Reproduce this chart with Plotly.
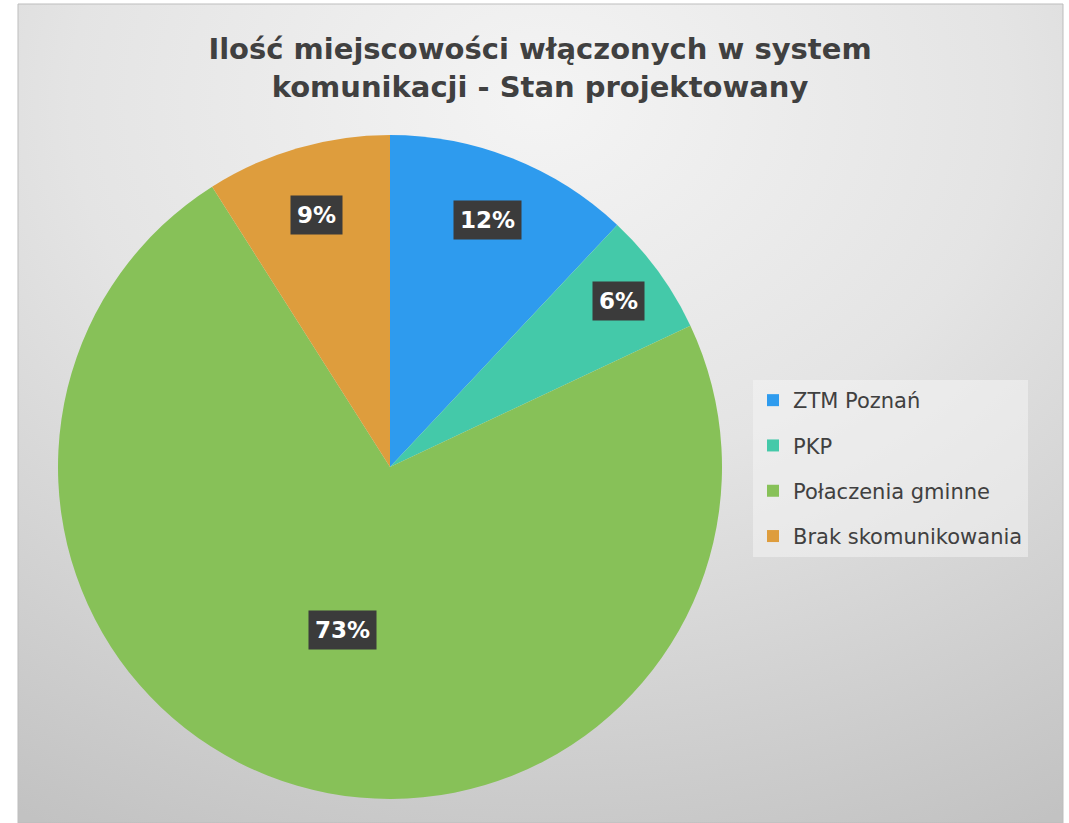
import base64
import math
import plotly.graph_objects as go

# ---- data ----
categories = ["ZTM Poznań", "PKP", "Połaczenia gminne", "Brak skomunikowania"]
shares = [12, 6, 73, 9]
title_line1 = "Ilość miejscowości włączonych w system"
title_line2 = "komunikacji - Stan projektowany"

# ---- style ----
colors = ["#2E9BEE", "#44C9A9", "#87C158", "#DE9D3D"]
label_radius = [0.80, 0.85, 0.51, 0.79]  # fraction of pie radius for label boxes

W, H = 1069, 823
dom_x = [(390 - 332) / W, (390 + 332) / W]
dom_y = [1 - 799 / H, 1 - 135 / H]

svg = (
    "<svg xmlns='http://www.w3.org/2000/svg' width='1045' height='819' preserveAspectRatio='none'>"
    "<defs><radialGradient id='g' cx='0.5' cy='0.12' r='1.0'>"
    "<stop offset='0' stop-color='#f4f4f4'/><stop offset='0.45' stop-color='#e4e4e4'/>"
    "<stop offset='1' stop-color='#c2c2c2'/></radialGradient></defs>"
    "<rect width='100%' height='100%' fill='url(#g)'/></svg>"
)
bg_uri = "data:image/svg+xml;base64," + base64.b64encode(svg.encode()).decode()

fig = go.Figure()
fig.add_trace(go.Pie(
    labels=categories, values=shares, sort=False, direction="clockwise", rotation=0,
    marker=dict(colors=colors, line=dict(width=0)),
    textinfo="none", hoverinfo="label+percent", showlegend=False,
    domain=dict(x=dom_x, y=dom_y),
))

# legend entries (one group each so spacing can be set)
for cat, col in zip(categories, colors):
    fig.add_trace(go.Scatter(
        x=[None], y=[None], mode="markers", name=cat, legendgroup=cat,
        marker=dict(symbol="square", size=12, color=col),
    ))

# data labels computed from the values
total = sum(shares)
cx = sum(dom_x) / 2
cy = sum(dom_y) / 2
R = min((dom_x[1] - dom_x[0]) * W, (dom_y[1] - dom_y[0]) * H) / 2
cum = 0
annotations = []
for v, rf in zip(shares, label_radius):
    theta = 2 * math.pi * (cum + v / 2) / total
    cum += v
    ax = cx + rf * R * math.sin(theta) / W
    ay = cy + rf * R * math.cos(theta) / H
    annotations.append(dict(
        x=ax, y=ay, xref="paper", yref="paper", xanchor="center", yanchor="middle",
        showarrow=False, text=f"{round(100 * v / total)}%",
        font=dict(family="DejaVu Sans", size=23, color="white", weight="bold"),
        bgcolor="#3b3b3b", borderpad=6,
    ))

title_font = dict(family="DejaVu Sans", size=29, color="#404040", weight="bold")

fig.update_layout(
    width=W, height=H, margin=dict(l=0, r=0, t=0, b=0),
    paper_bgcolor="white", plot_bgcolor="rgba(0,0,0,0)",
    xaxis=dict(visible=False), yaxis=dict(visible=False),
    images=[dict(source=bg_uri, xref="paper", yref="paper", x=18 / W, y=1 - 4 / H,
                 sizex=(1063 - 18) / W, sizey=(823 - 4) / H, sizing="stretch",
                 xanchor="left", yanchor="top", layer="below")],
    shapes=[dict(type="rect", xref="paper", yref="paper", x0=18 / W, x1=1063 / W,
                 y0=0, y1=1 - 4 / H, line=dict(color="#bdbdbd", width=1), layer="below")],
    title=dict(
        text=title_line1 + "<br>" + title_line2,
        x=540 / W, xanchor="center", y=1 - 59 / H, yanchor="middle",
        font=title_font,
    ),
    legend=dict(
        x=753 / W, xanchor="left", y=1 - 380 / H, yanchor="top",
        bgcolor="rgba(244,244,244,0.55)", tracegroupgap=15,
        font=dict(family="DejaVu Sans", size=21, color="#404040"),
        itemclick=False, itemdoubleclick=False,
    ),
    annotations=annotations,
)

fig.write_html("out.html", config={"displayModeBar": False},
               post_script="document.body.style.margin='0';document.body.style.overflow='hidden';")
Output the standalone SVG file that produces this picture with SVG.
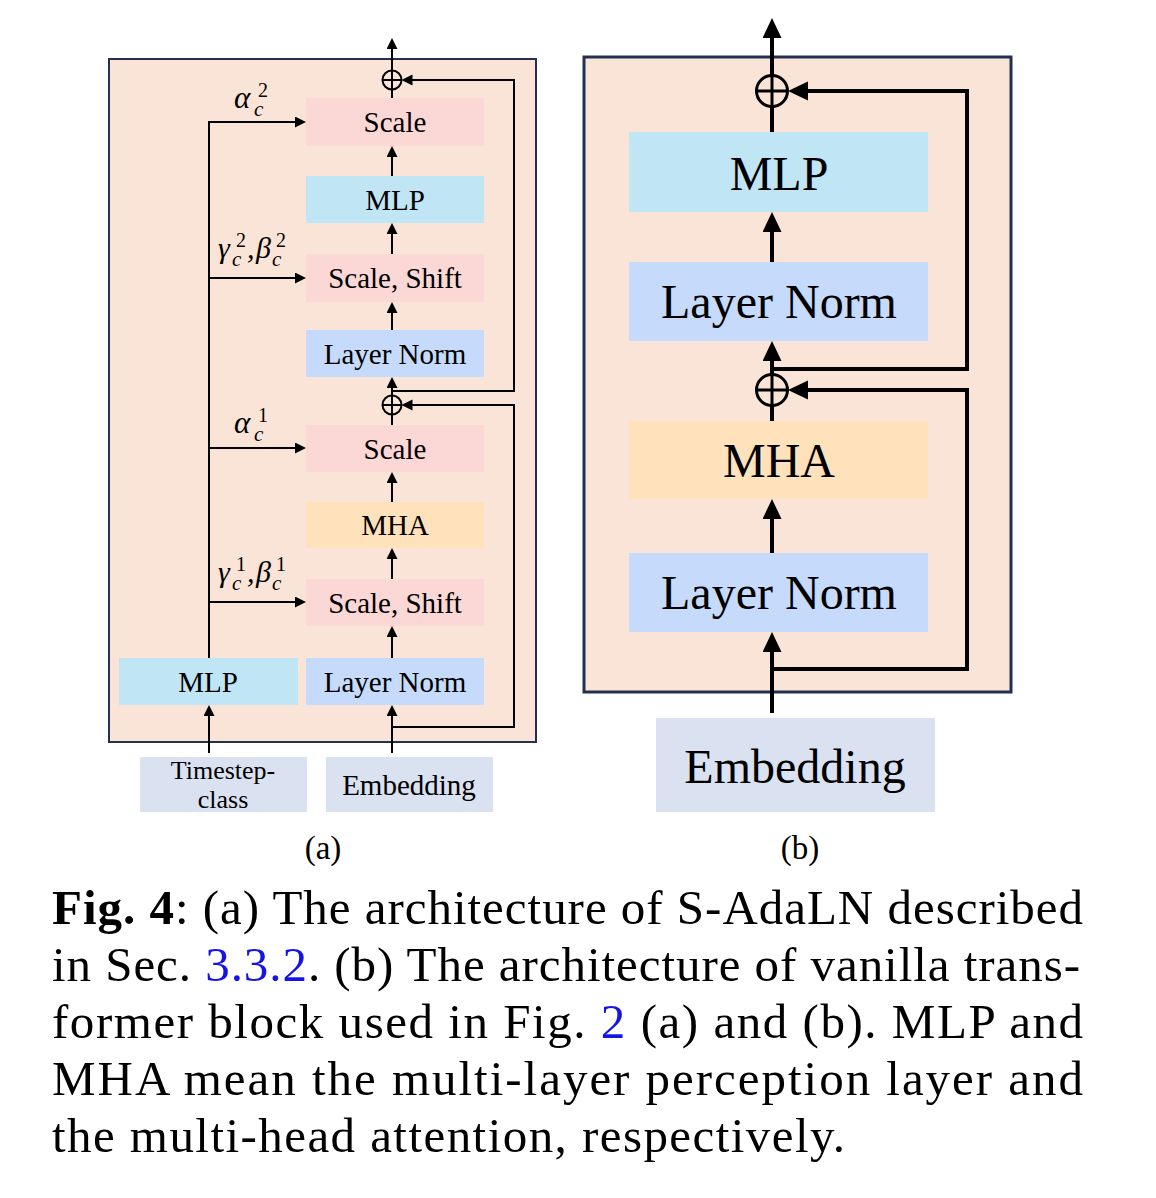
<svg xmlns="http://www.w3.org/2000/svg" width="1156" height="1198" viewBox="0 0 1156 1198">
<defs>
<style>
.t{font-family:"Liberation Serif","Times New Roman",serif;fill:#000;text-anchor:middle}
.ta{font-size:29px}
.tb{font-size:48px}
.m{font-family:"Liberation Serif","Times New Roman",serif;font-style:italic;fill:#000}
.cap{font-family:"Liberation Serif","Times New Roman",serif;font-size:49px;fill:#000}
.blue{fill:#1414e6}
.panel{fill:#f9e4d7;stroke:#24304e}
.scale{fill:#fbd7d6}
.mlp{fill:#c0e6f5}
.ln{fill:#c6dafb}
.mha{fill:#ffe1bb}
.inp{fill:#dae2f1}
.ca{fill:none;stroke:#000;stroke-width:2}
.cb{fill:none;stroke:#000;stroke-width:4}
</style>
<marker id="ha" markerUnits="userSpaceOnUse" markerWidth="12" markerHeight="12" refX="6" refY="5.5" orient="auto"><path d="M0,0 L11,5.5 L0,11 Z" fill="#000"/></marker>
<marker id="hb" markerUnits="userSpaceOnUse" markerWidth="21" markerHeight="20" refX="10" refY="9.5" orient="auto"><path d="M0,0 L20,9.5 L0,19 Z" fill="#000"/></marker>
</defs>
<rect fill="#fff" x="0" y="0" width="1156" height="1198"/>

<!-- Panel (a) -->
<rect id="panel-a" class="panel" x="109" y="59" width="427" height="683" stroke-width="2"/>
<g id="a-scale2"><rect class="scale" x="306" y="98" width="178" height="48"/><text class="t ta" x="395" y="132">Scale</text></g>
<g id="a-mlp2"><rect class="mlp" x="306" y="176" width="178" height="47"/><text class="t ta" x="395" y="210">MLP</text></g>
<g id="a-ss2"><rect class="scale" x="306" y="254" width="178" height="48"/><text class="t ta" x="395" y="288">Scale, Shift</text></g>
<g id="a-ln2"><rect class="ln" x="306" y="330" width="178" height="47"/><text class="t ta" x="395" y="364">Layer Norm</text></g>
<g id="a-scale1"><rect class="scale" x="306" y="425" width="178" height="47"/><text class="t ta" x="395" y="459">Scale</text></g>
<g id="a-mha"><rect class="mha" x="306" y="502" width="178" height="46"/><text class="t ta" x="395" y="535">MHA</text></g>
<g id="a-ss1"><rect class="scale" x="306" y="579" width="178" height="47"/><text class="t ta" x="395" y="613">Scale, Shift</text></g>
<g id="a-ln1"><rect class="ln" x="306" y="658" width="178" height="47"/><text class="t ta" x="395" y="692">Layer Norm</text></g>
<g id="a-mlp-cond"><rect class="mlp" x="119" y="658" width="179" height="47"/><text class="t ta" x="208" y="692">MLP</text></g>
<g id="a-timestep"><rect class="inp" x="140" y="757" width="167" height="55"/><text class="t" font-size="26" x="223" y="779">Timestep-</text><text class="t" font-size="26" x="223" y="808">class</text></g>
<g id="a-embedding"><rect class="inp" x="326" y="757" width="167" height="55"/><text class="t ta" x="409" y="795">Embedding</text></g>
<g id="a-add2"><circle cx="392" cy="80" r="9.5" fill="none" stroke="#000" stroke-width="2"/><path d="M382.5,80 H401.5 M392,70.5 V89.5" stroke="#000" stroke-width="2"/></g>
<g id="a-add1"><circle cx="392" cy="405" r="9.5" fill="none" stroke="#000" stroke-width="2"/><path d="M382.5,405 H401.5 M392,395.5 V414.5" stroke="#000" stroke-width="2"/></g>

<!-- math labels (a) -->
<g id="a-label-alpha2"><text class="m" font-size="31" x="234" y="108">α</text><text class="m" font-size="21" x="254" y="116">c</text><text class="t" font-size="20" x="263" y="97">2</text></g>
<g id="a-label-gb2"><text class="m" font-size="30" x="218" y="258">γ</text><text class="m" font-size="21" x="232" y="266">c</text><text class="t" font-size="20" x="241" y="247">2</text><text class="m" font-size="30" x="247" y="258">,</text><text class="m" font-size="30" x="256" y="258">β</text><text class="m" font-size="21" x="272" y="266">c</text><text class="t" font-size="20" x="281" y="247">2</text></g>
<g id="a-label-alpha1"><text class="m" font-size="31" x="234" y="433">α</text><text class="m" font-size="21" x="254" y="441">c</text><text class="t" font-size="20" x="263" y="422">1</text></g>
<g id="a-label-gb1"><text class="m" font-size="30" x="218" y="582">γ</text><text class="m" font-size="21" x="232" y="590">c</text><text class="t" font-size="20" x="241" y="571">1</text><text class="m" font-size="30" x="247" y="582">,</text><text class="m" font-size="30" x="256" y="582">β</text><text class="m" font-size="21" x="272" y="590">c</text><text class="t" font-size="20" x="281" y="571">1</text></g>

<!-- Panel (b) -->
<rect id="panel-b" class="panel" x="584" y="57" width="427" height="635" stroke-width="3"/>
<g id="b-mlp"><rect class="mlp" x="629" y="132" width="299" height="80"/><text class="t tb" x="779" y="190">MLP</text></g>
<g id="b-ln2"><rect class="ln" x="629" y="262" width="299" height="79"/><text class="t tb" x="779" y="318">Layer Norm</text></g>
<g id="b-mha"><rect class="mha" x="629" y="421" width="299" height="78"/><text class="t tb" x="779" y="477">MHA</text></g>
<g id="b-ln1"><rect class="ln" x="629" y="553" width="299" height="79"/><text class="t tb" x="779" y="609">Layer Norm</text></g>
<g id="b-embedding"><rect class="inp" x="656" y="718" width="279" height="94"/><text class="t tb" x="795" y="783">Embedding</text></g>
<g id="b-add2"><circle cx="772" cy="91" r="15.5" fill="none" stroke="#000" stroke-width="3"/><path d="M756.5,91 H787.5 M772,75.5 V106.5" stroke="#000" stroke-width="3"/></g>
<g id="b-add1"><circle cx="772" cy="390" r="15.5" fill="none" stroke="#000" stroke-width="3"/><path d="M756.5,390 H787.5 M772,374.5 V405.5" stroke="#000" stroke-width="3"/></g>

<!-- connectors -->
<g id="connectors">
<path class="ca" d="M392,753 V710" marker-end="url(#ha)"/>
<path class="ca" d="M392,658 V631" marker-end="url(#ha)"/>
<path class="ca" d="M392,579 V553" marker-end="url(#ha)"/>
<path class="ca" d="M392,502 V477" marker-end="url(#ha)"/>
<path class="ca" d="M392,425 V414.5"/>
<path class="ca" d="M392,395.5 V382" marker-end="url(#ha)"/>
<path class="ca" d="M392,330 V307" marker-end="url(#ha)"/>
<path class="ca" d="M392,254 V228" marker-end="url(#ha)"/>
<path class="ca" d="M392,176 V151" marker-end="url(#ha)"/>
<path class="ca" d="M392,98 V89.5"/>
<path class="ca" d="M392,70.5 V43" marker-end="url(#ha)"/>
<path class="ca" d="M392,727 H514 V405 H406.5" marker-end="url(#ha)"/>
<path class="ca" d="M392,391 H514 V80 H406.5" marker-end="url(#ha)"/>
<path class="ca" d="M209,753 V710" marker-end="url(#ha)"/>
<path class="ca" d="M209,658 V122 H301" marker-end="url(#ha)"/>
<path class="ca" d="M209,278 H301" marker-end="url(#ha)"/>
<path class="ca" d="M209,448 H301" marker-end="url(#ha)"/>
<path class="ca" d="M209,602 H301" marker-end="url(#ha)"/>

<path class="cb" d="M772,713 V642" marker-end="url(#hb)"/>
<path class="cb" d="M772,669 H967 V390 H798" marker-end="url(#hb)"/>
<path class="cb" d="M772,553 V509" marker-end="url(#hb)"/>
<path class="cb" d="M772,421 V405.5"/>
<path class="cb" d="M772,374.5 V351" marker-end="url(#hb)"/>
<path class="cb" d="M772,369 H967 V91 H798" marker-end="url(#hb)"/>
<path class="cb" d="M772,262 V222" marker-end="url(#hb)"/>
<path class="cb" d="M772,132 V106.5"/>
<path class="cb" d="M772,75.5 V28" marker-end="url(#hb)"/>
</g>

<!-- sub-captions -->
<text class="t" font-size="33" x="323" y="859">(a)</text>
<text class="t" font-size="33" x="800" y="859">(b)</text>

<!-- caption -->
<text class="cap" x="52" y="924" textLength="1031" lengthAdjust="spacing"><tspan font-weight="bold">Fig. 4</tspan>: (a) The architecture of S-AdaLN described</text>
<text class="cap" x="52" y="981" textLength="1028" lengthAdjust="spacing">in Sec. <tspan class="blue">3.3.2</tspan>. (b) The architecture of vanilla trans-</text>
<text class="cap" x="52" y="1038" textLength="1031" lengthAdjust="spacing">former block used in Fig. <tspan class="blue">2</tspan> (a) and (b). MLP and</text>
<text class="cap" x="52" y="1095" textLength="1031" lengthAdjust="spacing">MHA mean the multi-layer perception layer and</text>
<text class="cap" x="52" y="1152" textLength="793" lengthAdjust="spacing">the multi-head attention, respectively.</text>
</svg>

··········

▸ **TASK TO CARRY OUT**: Please reproduce, word for word, every line from the first line of the records above through the line containing "dom_y = [1 - 799 / H, 1 - 135 / H]", and leave out the pictures.

▸ **RESULT OF THIS EXERCISE**:
Reproduce this chart with Plotly.
import base64
import math
import plotly.graph_objects as go

# ---- data ----
categories = ["ZTM Poznań", "PKP", "Połaczenia gminne", "Brak skomunikowania"]
shares = [12, 6, 73, 9]
title_line1 = "Ilość miejscowości włączonych w system"
title_line2 = "komunikacji - Stan projektowany"

# ---- style ----
colors = ["#2E9BEE", "#44C9A9", "#87C158", "#DE9D3D"]
label_radius = [0.80, 0.85, 0.51, 0.79]  # fraction of pie radius for label boxes

W, H = 1069, 823
dom_x = [(390 - 332) / W, (390 + 332) / W]
dom_y = [1 - 799 / H, 1 - 135 / H]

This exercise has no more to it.